Data section —
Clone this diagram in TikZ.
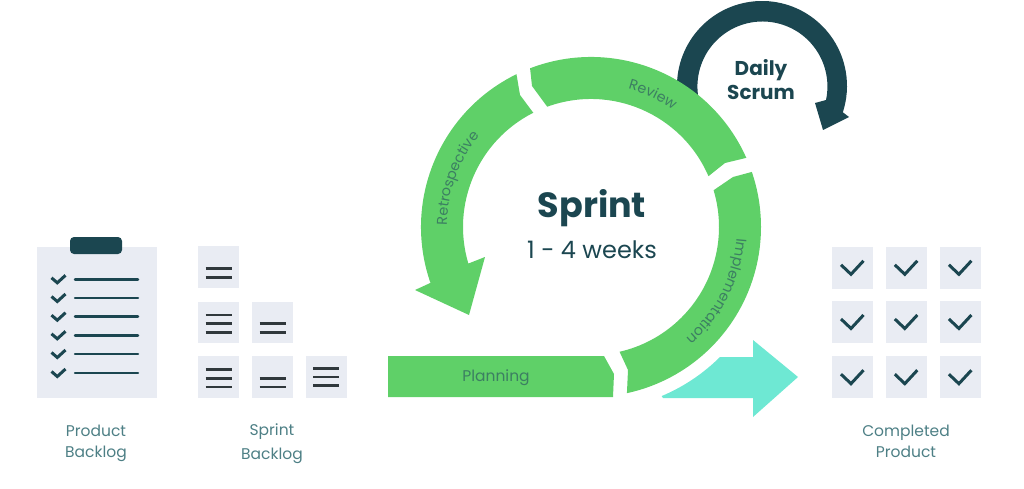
\documentclass[tikz,border=0pt]{standalone}
\usepackage{fontspec}
\setmainfont{Poppins}
\usetikzlibrary{decorations.text}
\definecolor{leaf}{HTML}{5FD068}
\definecolor{deep}{HTML}{1B4650}
\definecolor{mint}{HTML}{6EE8D3}
\definecolor{tilebg}{HTML}{E9ECF3}
\definecolor{barink}{HTML}{30383C}
\definecolor{capink}{HTML}{4D7F85}
\definecolor{bandink}{HTML}{3C7F62}
\tikzset{
  tilebox/.style={fill=tilebg,draw=none,inner sep=0pt,minimum width=41.5pt,minimum height=41.5pt},
  band/.style={fill=leaf,draw=none},
  caption/.style={text=capink,align=center,font=\fontsize{15.5}{21}\selectfont,inner sep=0pt},
  bar/.style={draw=barink,line width=2.9pt},
  ruleline/.style={draw=deep,line width=2.5pt,line cap=round},
  tick/.style={draw=deep,line width=3pt,line join=miter},
  bandtext/.style={decorate,decoration={text along path,text align=center,
    text color=bandink,text={|\fontsize{14.3}{17}\selectfont|#1}}}
}
\begin{document}
\begin{tikzpicture}[x=1pt,y=1pt]
\useasboundingbox (0,-489) rectangle (1024,0);

% Daily Scrum loop, tucked behind the ring
\fill[deep] (762,-86) ++(190:85) arc[start angle=190,end angle=-18,radius=85pt]
  -- (849,-117) -- (823,-130) -- (815,-103) -- (826,-100)
  arc[start angle=-12,end angle=190,radius=65pt] -- cycle;

% Delivery arrow
\fill[mint] (663,-398) -- (753,-398) -- (753,-417) -- (798,-377) -- (753,-340) -- (753,-357) -- (720,-357)
  arc[start angle=-45.2,end angle=-67.2,radius=184pt] -- cycle;

% Planning bar
\fill[band] (388,-356) -- (604,-356) -- (614,-374) -- (613,-397) -- (388,-397) -- cycle;
\node[text=bandink,font=\fontsize{15.5}{18}\selectfont,inner sep=0pt] (planning) at (496,-378) {Planning};

% Ring segments around the sprint centre
\begin{scope}[shift={(591,-227)}]
  \fill[band] (111:170) arc[start angle=111,end angle=24,radius=170pt]
    -- (134,64) -- (23.4:128) arc[start angle=23.4,end angle=110,radius=128pt]
    -- (-59,141) -- cycle;
  \fill[band] (18.9:170) arc[start angle=18.9,end angle=-77.8,radius=170pt]
    -- (37,-143) -- (-77.1:128) arc[start angle=-77.1,end angle=16.7,radius=128pt]
    -- (142,50) -- cycle;
  \fill[band] (116:170) arc[start angle=116,end angle=199.2,radius=170pt]
    -- (-176,-63) -- (-122,-88) -- (-106,-30) -- (196.6:128)
    arc[start angle=196.6,end angle=116.8,radius=128pt]
    -- (-71,132) -- cycle;
  \path[bandtext=Review] (105:143) arc[start angle=105,end angle=25,radius=143pt];
  \path[bandtext=Implementation] (43:146) arc[start angle=43,end angle=-97,radius=146pt];
  \path[bandtext=Retrospective] (220:144) arc[start angle=220,end angle=100,radius=144pt];
\end{scope}

% Centre and loop titles
\node[text=deep,font=\fontsize{35}{41}\selectfont\bfseries,inner sep=0pt] (sprint) at (592,-208) {Sprint};
\node[text=deep,font=\fontsize{24}{28}\selectfont,inner sep=0pt] (weeks) at (592,-250) {1 - 4 weeks};
\node[text=deep,font=\fontsize{20}{24}\selectfont\bfseries,align=center,inner sep=0pt] (daily) at (761,-80) {Daily\\Scrum};

% Clipboard
\fill[tilebg] (36.7,-246.7) rectangle (156.7,-397.7);
\fill[deep,rounded corners=4pt] (70,-254) -- (70,-237) -- (122,-237) -- (122,-254) -- cycle;
\foreach \ry in {279.3,298,316.7,335.3,354,373}{
  \draw[ruleline] (75,-\ry) -- (138,-\ry);
  \draw[tick] (51.5,-\ry+1.5) -- (57.3,-\ry-3.5) -- (65.5,-\ry+4);
}

% Sprint backlog tiles
\node[tilebox] (s1a) at (218.7,-267.2) {};
\node[tilebox] (s2a) at (218.7,-322.5) {};
\node[tilebox] (s2b) at (272.5,-322.5) {};
\node[tilebox] (s3a) at (218.7,-377.2) {};
\node[tilebox] (s3b) at (272.5,-377.2) {};
\node[tilebox] (s3c) at (326.4,-377.2) {};
\foreach \bx/\by in {218.7/268.7,218.7/277.3,
  218.7/315,218.7/323.7,218.7/332.3,
  272.5/323.7,272.5/332.3,
  218.7/369.7,218.7/378.3,218.7/387,
  272.5/378.3,272.5/387,
  326.4/368.3,326.4/377,326.4/385.7}{
  \draw[bar] (\bx-13,-\by) -- (\bx+13,-\by);
}

% Completed product tiles
\foreach \cy/\rn in {267.8/a,322/b,377.2/c}{
  \foreach \cxx/\cn in {852.5/1,906.3/2,960.4/3}{
    \node[tilebox] (done\rn\cn) at (\cxx,-\cy) {};
    \draw[tick] (\cxx-11.5,-\cy+3) -- (\cxx-1.5,-\cy-6.5) -- (\cxx+11,-\cy+7);
  }
}

% Captions
\node[caption] (productcap) at (96,-443) {Product\\Backlog};
\node[caption,font=\fontsize{15.5}{24}\selectfont] (sprintcap) at (272,-443.5) {Sprint\\Backlog};
\node[caption] (completedcap) at (906,-441.5) {Completed\\Product};
\end{tikzpicture}
\end{document}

What this task involves —
Using the data above, write out every line exactly, leaving the images behind.

Expected answer —
Clone this diagram in TikZ.
\documentclass[tikz,border=0pt]{standalone}
\usepackage{fontspec}
\setmainfont{Poppins}
\usetikzlibrary{decorations.text}
\definecolor{leaf}{HTML}{5FD068}
\definecolor{deep}{HTML}{1B4650}
\definecolor{mint}{HTML}{6EE8D3}
\definecolor{tilebg}{HTML}{E9ECF3}
\definecolor{barink}{HTML}{30383C}
\definecolor{capink}{HTML}{4D7F85}
\definecolor{bandink}{HTML}{3C7F62}
\tikzset{
  tilebox/.style={fill=tilebg,draw=none,inner sep=0pt,minimum width=41.5pt,minimum height=41.5pt},
  band/.style={fill=leaf,draw=none},
  caption/.style={text=capink,align=center,font=\fontsize{15.5}{21}\selectfont,inner sep=0pt},
  bar/.style={draw=barink,line width=2.9pt},
  ruleline/.style={draw=deep,line width=2.5pt,line cap=round},
  tick/.style={draw=deep,line width=3pt,line join=miter},
  bandtext/.style={decorate,decoration={text along path,text align=center,
    text color=bandink,text={|\fontsize{14.3}{17}\selectfont|#1}}}
}
\begin{document}
\begin{tikzpicture}[x=1pt,y=1pt]
\useasboundingbox (0,-489) rectangle (1024,0);

% Daily Scrum loop, tucked behind the ring
\fill[deep] (762,-86) ++(190:85) arc[start angle=190,end angle=-18,radius=85pt]
  -- (849,-117) -- (823,-130) -- (815,-103) -- (826,-100)
  arc[start angle=-12,end angle=190,radius=65pt] -- cycle;

% Delivery arrow
\fill[mint] (663,-398) -- (753,-398) -- (753,-417) -- (798,-377) -- (753,-340) -- (753,-357) -- (720,-357)
  arc[start angle=-45.2,end angle=-67.2,radius=184pt] -- cycle;

% Planning bar
\fill[band] (388,-356) -- (604,-356) -- (614,-374) -- (613,-397) -- (388,-397) -- cycle;
\node[text=bandink,font=\fontsize{15.5}{18}\selectfont,inner sep=0pt] (planning) at (496,-378) {Planning};

% Ring segments around the sprint centre
\begin{scope}[shift={(591,-227)}]
  \fill[band] (111:170) arc[start angle=111,end angle=24,radius=170pt]
    -- (134,64) -- (23.4:128) arc[start angle=23.4,end angle=110,radius=128pt]
    -- (-59,141) -- cycle;
  \fill[band] (18.9:170) arc[start angle=18.9,end angle=-77.8,radius=170pt]
    -- (37,-143) -- (-77.1:128) arc[start angle=-77.1,end angle=16.7,radius=128pt]
    -- (142,50) -- cycle;
  \fill[band] (116:170) arc[start angle=116,end angle=199.2,radius=170pt]
    -- (-176,-63) -- (-122,-88) -- (-106,-30) -- (196.6:128)
    arc[start angle=196.6,end angle=116.8,radius=128pt]
    -- (-71,132) -- cycle;
  \path[bandtext=Review] (105:143) arc[start angle=105,end angle=25,radius=143pt];
  \path[bandtext=Implementation] (43:146) arc[start angle=43,end angle=-97,radius=146pt];
  \path[bandtext=Retrospective] (220:144) arc[start angle=220,end angle=100,radius=144pt];
\end{scope}

% Centre and loop titles
\node[text=deep,font=\fontsize{35}{41}\selectfont\bfseries,inner sep=0pt] (sprint) at (592,-208) {Sprint};
\node[text=deep,font=\fontsize{24}{28}\selectfont,inner sep=0pt] (weeks) at (592,-250) {1 - 4 weeks};
\node[text=deep,font=\fontsize{20}{24}\selectfont\bfseries,align=center,inner sep=0pt] (daily) at (761,-80) {Daily\\Scrum};

% Clipboard
\fill[tilebg] (36.7,-246.7) rectangle (156.7,-397.7);
\fill[deep,rounded corners=4pt] (70,-254) -- (70,-237) -- (122,-237) -- (122,-254) -- cycle;
\foreach \ry in {279.3,298,316.7,335.3,354,373}{
  \draw[ruleline] (75,-\ry) -- (138,-\ry);
  \draw[tick] (51.5,-\ry+1.5) -- (57.3,-\ry-3.5) -- (65.5,-\ry+4);
}

% Sprint backlog tiles
\node[tilebox] (s1a) at (218.7,-267.2) {};
\node[tilebox] (s2a) at (218.7,-322.5) {};
\node[tilebox] (s2b) at (272.5,-322.5) {};
\node[tilebox] (s3a) at (218.7,-377.2) {};
\node[tilebox] (s3b) at (272.5,-377.2) {};
\node[tilebox] (s3c) at (326.4,-377.2) {};
\foreach \bx/\by in {218.7/268.7,218.7/277.3,
  218.7/315,218.7/323.7,218.7/332.3,
  272.5/323.7,272.5/332.3,
  218.7/369.7,218.7/378.3,218.7/387,
  272.5/378.3,272.5/387,
  326.4/368.3,326.4/377,326.4/385.7}{
  \draw[bar] (\bx-13,-\by) -- (\bx+13,-\by);
}

% Completed product tiles
\foreach \cy/\rn in {267.8/a,322/b,377.2/c}{
  \foreach \cxx/\cn in {852.5/1,906.3/2,960.4/3}{
    \node[tilebox] (done\rn\cn) at (\cxx,-\cy) {};
    \draw[tick] (\cxx-11.5,-\cy+3) -- (\cxx-1.5,-\cy-6.5) -- (\cxx+11,-\cy+7);
  }
}

% Captions
\node[caption] (productcap) at (96,-443) {Product\\Backlog};
\node[caption,font=\fontsize{15.5}{24}\selectfont] (sprintcap) at (272,-443.5) {Sprint\\Backlog};
\node[caption] (completedcap) at (906,-441.5) {Completed\\Product};
\end{tikzpicture}
\end{document}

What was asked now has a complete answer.